Наследник родился ночью, в грозу. Дождь потоками журчал по желобам дворца, ветер рвался в плотно закрытые ставни, молнии разрезали темное небо, словно трещины черное яйцо.
Слуги шептались, что боги хотели присутствовать при рождении мальчика и стучались в окна и двери порывами ветра, дождем, бились о кровавую черепицу дворца молниями, но король Игнис не позволил им этого. Королеву перенесли в комнату без окон, где она в страшных муках рожала уже более суток. Король в какой-то момент вошел и заявил, что велит вспороть ей брюхо, если она не разродится к рассвету. Несчастная умерла за час до восхода солнца, выпустив на свет багрового и орущего младенца.
Король Игнис был доволен. Наконец-то появился сильный наследник. Прежние умирали, а этот становился все больше с каждым днем. Он рано открыл глаза, еще неопределенного цвета, с удивлением глядел вокруг, и взгляд этот был чист и открыт.
У Люме было все, что нужно для роста и развития: три кормилицы, отряд служанок и рота слуг. Все они сдували с мальчика пылинки, тряслись над ним, потому что король жестоко карал за малейшую провинность.
Малыш радостно реагировал на все вокруг, но больше всего тянулся к отцу, словно чувствовал в нем единственного кровного родственника. Но вот отцовской любви не было.

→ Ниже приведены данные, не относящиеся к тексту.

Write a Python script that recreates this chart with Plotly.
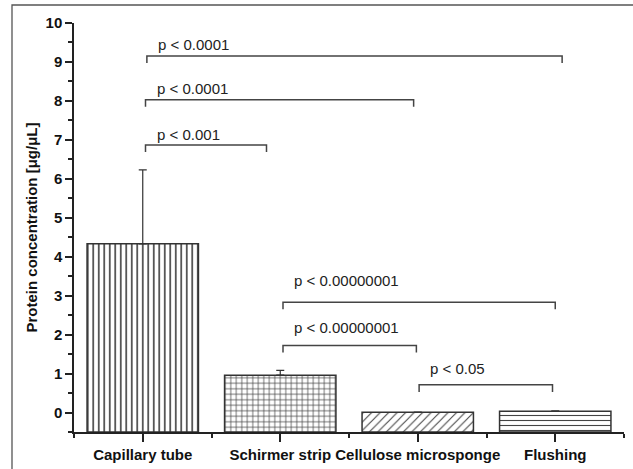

Игнис сам не знал, что это такое, и считал слабостью и глупостью любые проявления этого бесполезного чувства. И сына своего он воспитывал так же. Убивал его любимых слуг и животных у него на глазах, повторяя, что настоящему правителю нельзя проявлять слабость. Мальчик плакал, умолял, но когда понял, что его привязанность обрекает на смерть любого, стал отстраненным и холодным, чтобы уберечь от гибели дорогих ему слуг и питомцев. А потом забыл, почему холоден, и забыл, как любить.
Отец хвалил его и был доволен, только когда мальчик проявлял жестокость, и ребенок быстро это понял. Значит, чтобы отец любил, надо быть беспощадным.
Ему было физически тошно, когда отец принес ему котенка и приказал убить. Люме посмотрел на играющего завязками на его рукаве доверчивого зверька, и только страх перед отцом не позволил ему разрыдаться от жалости. Он взял котенка себе на руки и постарался сделать все как можно быстрее. Но потом еще несколько ночей подряд просыпался, задыхаясь от слез, ощущая в ладонях последние содрогания доверившегося ему существа.
Но постепенно сердце ожесточилось, потому что переживать каждое убийство было слишком больно. Жалость, доброта, любовь оказались погребены под толстой и непробиваемой броней жестокости. А когда юноша подрос, он даже стал получать от этого болезненное удовольствие. Он постоянно доказывал отцу, что он такой же холодный и строгий, как его родитель. А не такой мягкий и бесхребетный, какой, по утверждению отца, была его мать. Люме мечтал, чтобы отец гордился им. Скупое одобрение: полукивок, ухмылка, взгляд – и он готов был снова уничтожить кого-нибудь, чтобы получить это еще раз. Иногда Люме имел неосторожность привязываться к людям. И они умирали. Чаще всего – от его же руки по приказу отца.
Ненависть, которую он испытывал втайне к самому себе, проявлялась вовне как ненависть к людям. И постепенно остались только эта ненависть – и жестокость. Люме боялись сильнее, чем отца: его вспышки гнева и злости были еще более непредсказуемыми, он мог убить любого просто так, чтобы посмотреть на предсмертные судороги и полюбоваться на растекающуюся лужу крови.